L’équipe habituelle d’Ivo van Hove est parvenue à des effets saisissants, dans un réalisme stylisé – ainsi du décor de la prison, davantage évoqué par l’espace et les lumières superbement calibrées de Jan Versweyveld, que par des éléments scénographiques, tels que des barreaux ou des cages. Comme dans certaines des réalisations, souvent spectaculaires, du metteur en scène belge, la vidéo a pu se révéler trop insistante et intrusive. Mais, filmée pour la retransmission en HD, elle fournira, sans doute, des gros plans efficaces.

Dans cette partition savamment éclectique, mais plutôt conventionnelle – au contraire de celle, plus ambitieuse et sophistiquée, de Moby-Dick (Dallas, 2010) –, où Jake Heggie s’inspire, de façon évidente, de Dialogues des Carmélites et Billy Budd, Yannick Nézet-Séguin atteint clarté et fluidité, ne permettant qu’occasionnellement à l’orchestre de devenir trop tapageur.

Si Dead Man Walking tient, musicalement, d’une agréable variante du « vieux vin dans des bouteilles neuves », l’ouvrage, tiré, par le compositeur et son librettiste, feu Terrence McNally, du saisissant livre éponyme d’Helen Prejean (1993), et du film profond de Tim Robbins (1995), offre des personnages riches, à même d’attiser le drame.

Le registre supérieur de Joyce DiDonato n’a plus la liberté d’il y a deux décennies, dans les passages les plus hauts, mais elle tourne chaque instant de la partition et du texte à son avantage, en canalisant le courage et la bonté d’une humaniste engagée. Son contrôle de la dynamique est une merveille.

Le baryton-basse de Ryan McKinny – acteur caméléon, au point que chacun des rôles dans lesquels nous l’avons entendu semble être l’œuvre d’artistes différents – grisonne un peu.
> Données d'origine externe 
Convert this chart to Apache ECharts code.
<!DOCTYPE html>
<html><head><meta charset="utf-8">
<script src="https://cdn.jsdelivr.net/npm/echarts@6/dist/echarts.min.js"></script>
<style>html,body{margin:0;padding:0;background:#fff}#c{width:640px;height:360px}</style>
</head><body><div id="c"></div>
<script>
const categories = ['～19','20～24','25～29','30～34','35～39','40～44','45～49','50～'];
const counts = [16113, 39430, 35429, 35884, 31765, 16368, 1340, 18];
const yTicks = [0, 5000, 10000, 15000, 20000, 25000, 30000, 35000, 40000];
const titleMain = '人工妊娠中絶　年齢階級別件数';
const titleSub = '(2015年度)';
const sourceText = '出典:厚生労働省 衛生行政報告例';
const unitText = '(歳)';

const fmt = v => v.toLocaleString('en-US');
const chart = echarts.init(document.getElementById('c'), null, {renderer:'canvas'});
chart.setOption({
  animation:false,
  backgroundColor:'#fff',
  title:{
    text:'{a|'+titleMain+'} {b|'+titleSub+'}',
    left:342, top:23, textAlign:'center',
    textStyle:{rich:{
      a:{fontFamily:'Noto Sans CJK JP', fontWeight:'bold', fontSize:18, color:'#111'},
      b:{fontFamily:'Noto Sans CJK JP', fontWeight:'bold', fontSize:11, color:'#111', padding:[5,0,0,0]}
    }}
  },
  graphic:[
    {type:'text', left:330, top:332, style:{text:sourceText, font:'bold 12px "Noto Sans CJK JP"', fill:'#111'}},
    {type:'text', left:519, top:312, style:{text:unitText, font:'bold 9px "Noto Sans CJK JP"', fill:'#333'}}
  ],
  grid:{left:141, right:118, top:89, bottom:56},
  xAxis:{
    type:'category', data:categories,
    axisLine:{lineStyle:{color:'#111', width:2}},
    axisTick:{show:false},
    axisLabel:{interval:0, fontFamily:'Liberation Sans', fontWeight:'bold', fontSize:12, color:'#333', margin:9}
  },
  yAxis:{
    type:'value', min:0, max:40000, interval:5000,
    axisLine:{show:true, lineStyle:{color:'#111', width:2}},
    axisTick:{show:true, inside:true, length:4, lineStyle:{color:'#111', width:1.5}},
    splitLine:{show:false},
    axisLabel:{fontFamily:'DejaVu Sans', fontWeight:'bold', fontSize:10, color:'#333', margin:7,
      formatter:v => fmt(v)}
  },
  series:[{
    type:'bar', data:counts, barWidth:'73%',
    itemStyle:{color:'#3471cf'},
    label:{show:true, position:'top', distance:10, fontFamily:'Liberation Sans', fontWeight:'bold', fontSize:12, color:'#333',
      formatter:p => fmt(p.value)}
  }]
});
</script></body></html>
Il n’en livre pas moins un Joseph De Rocher terrifiant et terrifié, dont le portrait complet égale, en intensité, celui de Joyce DiDonato.

Susan Graham, créatrice de Sister Helen, en 2000, est de retour au Met avec une interprétation profondément émouvante, et sans vanité, de la mère déchirée du condamné. Autre vétéran, Rod Gilfry prend feu dans le rôle du père angoissé d’une des victimes adolescentes. Quant à Latonia Moore, elle enveloppe de belles sonorités son incarnation généreuse de la collègue et confidente de Sister Helen.

Parmi les brèves apparitions se distinguent celles, dessinées avec netteté et bien chantées, de Raymond Aceto, Chad Shelton et Justin Austin. Le travail choral, enfin, est superbe.